-- GOAL --
Reproduce exactly, and nothing else, the lines from the one that contains "Reproduce this chart with Plotly.js." through the one that contains "9.8, 11.95, 12.75];". Leave the pictures out.

-- RECORDS --
----------
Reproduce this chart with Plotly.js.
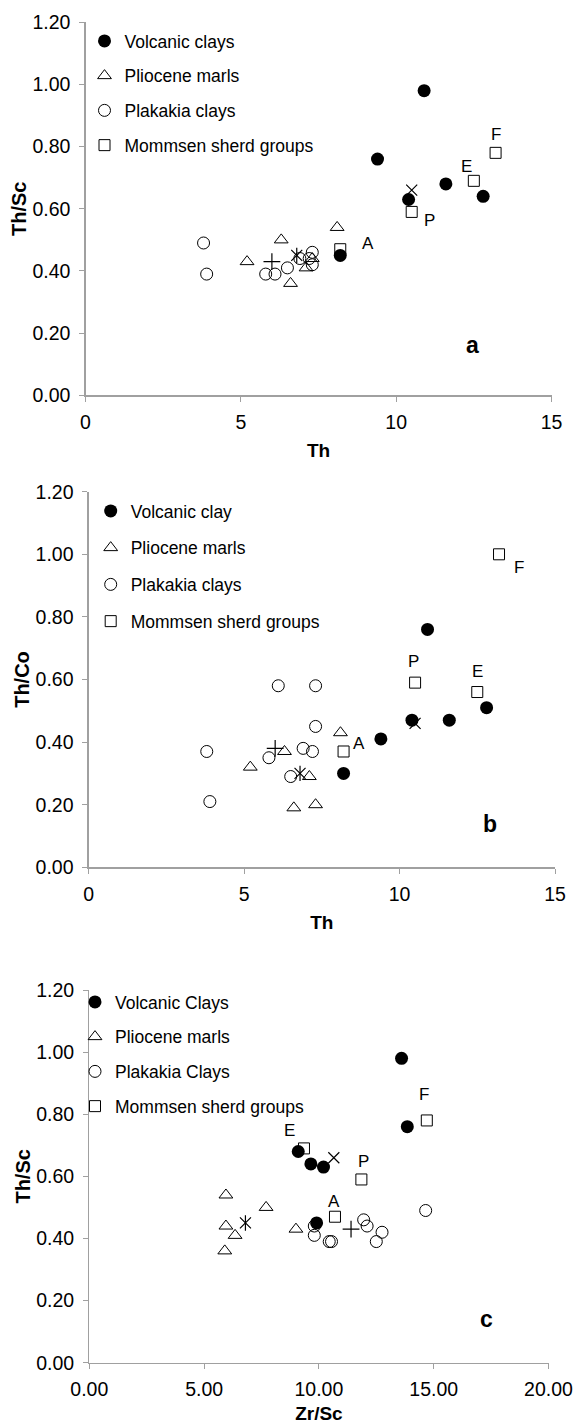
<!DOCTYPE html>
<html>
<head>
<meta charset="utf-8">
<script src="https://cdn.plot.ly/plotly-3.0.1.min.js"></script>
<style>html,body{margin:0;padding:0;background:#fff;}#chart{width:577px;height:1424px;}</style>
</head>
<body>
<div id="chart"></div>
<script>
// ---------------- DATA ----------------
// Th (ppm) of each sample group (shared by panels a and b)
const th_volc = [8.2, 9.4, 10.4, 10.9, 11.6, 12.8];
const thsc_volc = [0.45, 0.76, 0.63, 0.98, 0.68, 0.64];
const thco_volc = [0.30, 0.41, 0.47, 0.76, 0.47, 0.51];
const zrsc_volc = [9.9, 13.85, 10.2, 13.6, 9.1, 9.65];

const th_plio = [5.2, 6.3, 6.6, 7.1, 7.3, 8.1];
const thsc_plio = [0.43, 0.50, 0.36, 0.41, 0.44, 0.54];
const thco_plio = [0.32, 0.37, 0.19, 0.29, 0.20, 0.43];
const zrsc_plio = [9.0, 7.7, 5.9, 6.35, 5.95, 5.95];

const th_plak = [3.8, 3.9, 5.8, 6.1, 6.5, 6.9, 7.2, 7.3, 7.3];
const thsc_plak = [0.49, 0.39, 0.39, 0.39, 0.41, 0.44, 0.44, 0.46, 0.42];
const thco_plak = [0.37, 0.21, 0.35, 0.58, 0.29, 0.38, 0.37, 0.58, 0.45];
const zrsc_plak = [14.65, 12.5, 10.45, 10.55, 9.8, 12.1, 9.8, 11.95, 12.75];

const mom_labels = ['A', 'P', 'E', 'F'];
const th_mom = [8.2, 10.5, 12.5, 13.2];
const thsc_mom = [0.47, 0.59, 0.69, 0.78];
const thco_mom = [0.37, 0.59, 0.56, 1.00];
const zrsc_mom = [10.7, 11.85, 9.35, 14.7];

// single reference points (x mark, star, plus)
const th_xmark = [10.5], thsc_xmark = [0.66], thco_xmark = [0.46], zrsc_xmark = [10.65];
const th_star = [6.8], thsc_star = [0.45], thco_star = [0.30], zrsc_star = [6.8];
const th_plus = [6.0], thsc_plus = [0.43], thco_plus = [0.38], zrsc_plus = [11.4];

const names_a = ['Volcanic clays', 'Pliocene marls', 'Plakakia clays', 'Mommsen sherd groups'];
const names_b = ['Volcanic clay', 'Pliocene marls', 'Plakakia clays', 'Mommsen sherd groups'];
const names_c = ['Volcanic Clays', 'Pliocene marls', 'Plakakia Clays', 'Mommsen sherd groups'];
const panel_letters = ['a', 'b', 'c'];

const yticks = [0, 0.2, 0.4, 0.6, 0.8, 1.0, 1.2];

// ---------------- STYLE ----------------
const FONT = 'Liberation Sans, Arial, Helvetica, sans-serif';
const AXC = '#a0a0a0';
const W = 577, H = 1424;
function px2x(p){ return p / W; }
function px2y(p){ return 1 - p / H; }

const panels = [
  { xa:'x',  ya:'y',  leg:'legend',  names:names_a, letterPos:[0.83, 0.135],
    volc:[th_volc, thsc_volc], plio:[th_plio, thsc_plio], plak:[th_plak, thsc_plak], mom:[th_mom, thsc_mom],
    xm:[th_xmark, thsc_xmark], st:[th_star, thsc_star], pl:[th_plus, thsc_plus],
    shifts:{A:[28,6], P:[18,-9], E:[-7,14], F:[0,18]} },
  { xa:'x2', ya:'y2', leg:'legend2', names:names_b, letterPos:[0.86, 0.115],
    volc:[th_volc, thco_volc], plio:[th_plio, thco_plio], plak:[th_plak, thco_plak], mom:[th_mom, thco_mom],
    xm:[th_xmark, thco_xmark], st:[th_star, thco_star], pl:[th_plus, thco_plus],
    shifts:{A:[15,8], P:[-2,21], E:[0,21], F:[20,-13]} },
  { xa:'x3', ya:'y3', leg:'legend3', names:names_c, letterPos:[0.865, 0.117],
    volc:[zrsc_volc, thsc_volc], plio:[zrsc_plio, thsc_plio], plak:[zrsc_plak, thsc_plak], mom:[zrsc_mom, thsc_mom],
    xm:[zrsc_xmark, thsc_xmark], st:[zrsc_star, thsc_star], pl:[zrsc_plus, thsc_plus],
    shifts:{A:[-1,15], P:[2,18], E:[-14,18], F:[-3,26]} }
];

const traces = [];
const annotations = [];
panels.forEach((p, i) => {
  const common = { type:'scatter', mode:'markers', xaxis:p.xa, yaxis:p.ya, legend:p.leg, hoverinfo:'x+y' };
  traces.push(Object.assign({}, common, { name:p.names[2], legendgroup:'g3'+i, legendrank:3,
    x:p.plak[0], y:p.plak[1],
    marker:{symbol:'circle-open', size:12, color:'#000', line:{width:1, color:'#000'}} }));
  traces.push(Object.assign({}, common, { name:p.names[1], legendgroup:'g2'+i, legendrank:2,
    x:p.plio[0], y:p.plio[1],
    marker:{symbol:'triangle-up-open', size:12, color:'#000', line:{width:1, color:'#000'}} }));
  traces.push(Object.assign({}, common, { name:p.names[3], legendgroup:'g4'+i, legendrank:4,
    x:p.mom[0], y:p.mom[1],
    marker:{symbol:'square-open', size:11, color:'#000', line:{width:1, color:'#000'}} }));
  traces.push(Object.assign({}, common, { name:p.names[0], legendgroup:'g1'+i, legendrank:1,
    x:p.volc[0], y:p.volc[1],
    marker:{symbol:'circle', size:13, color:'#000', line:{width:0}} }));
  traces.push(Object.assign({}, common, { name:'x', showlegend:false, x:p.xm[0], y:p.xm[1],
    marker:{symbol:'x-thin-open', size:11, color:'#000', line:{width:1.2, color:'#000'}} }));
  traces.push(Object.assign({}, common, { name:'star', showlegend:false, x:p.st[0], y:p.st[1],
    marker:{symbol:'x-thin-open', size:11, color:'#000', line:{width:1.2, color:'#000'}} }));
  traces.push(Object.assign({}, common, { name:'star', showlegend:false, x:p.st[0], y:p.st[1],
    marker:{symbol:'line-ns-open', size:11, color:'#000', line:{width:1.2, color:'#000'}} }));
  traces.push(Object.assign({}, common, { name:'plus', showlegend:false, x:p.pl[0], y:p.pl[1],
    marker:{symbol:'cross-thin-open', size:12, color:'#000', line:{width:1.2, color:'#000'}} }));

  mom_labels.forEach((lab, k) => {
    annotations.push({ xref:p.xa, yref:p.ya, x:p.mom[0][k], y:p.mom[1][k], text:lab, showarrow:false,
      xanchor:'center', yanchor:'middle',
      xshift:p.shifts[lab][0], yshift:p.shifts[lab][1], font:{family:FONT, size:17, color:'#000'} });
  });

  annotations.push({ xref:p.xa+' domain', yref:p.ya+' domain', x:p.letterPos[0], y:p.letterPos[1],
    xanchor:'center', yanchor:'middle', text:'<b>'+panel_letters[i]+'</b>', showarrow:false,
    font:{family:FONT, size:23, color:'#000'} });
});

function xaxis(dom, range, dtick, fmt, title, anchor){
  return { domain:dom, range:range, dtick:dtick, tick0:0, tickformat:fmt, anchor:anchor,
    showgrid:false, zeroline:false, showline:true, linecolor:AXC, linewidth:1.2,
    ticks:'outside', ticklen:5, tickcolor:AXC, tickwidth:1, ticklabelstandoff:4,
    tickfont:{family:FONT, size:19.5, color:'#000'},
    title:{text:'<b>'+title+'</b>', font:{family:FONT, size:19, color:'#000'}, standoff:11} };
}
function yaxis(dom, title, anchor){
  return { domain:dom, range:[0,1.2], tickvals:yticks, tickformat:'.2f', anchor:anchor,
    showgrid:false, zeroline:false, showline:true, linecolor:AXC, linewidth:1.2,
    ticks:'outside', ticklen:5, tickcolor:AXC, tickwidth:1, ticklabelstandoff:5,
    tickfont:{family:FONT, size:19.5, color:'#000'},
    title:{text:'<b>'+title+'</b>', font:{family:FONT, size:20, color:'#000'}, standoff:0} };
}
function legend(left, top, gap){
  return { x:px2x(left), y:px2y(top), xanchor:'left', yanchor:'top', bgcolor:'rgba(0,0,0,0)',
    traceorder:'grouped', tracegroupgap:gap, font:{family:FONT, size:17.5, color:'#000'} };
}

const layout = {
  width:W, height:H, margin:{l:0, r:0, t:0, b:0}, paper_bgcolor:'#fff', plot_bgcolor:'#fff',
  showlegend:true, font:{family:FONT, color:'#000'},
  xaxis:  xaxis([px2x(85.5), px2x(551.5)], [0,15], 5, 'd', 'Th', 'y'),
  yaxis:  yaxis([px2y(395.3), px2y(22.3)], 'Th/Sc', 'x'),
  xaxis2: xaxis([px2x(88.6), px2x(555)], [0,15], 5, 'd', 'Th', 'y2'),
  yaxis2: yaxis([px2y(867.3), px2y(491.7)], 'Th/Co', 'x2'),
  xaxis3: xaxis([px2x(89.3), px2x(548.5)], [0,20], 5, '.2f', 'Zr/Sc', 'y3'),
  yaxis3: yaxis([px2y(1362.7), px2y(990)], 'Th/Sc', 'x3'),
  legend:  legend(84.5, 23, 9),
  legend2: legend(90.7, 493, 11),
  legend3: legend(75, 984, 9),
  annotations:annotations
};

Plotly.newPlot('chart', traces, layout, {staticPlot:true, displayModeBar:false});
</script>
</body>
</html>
----------
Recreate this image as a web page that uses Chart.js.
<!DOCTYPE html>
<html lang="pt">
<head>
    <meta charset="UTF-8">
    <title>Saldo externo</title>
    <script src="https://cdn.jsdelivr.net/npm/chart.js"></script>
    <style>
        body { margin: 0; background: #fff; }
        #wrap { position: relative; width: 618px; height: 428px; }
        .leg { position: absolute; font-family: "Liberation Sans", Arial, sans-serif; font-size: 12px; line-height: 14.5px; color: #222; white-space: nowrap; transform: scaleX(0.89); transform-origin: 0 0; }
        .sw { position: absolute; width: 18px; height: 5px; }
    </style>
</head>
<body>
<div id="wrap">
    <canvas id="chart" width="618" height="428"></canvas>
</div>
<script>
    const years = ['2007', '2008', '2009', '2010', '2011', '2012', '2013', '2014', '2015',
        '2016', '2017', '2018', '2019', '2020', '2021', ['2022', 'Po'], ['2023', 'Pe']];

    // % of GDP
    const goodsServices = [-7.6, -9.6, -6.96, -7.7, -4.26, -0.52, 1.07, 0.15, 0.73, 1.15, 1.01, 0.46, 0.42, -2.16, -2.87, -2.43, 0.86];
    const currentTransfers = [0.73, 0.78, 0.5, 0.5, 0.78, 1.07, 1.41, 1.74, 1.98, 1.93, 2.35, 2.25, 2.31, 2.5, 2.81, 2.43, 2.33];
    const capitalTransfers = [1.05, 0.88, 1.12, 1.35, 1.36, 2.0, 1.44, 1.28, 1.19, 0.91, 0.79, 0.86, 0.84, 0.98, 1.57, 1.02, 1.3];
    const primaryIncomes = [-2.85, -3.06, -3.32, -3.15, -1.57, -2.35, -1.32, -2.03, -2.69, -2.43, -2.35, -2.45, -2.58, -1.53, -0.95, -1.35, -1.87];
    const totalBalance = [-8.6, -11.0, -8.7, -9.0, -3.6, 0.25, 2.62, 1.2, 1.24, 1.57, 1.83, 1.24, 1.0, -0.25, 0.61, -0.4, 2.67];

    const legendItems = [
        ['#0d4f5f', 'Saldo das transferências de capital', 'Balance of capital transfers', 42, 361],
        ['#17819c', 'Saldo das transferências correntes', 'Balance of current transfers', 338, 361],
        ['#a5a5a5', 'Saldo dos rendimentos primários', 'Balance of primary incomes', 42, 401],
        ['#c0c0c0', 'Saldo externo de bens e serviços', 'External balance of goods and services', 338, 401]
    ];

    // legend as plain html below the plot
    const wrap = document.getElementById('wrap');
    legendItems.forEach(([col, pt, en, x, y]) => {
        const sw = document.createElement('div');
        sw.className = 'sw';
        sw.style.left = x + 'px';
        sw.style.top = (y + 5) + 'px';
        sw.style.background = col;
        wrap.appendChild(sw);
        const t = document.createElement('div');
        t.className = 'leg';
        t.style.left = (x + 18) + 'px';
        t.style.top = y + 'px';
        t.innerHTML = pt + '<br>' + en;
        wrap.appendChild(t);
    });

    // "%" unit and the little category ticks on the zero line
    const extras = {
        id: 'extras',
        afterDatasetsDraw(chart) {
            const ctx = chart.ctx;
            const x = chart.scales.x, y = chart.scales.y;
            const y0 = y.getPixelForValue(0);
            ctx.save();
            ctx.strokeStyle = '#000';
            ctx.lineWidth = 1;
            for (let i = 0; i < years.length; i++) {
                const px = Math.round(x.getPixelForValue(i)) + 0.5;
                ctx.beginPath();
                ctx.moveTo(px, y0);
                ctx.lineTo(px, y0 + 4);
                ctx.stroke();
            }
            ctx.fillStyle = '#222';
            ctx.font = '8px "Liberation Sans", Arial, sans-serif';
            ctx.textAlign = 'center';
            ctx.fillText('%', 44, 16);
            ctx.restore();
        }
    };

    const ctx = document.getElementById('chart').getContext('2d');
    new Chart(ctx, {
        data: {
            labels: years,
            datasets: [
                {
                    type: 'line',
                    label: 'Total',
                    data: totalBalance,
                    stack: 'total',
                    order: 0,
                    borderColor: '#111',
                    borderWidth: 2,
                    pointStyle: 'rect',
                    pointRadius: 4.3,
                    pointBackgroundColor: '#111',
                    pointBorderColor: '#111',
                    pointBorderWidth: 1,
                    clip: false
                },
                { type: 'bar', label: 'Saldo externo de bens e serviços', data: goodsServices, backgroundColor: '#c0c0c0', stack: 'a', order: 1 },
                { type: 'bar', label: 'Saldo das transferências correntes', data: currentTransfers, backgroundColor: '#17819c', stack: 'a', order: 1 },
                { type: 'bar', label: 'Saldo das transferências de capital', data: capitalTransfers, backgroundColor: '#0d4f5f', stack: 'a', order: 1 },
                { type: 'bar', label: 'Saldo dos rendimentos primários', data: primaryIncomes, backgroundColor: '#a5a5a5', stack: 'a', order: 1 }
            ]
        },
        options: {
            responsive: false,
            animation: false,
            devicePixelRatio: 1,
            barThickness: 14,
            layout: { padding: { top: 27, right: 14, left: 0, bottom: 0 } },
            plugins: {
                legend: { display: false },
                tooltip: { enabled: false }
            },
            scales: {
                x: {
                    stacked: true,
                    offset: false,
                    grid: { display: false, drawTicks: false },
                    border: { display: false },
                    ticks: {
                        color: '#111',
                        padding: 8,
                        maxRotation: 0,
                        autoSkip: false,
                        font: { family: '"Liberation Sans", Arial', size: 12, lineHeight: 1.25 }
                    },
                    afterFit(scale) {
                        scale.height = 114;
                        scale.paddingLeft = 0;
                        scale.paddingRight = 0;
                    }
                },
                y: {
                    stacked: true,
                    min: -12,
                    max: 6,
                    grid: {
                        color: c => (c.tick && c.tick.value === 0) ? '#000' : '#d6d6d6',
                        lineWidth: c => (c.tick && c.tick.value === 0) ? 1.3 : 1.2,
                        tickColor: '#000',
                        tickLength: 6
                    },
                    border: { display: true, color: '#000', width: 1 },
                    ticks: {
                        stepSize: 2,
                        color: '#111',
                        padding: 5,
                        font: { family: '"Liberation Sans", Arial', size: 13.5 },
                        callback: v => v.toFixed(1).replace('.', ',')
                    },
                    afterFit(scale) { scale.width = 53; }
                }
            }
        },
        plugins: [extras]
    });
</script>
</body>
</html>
----------
-- TASK ANSWER --
Reproduce this chart with Plotly.js.
<!DOCTYPE html>
<html>
<head>
<meta charset="utf-8">
<script src="https://cdn.plot.ly/plotly-3.0.1.min.js"></script>
<style>html,body{margin:0;padding:0;background:#fff;}#chart{width:577px;height:1424px;}</style>
</head>
<body>
<div id="chart"></div>
<script>
// ---------------- DATA ----------------
// Th (ppm) of each sample group (shared by panels a and b)
const th_volc = [8.2, 9.4, 10.4, 10.9, 11.6, 12.8];
const thsc_volc = [0.45, 0.76, 0.63, 0.98, 0.68, 0.64];
const thco_volc = [0.30, 0.41, 0.47, 0.76, 0.47, 0.51];
const zrsc_volc = [9.9, 13.85, 10.2, 13.6, 9.1, 9.65];

const th_plio = [5.2, 6.3, 6.6, 7.1, 7.3, 8.1];
const thsc_plio = [0.43, 0.50, 0.36, 0.41, 0.44, 0.54];
const thco_plio = [0.32, 0.37, 0.19, 0.29, 0.20, 0.43];
const zrsc_plio = [9.0, 7.7, 5.9, 6.35, 5.95, 5.95];

const th_plak = [3.8, 3.9, 5.8, 6.1, 6.5, 6.9, 7.2, 7.3, 7.3];
const thsc_plak = [0.49, 0.39, 0.39, 0.39, 0.41, 0.44, 0.44, 0.46, 0.42];
const thco_plak = [0.37, 0.21, 0.35, 0.58, 0.29, 0.38, 0.37, 0.58, 0.45];
const zrsc_plak = [14.65, 12.5, 10.45, 10.55, 9.8, 12.1, 9.8, 11.95, 12.75];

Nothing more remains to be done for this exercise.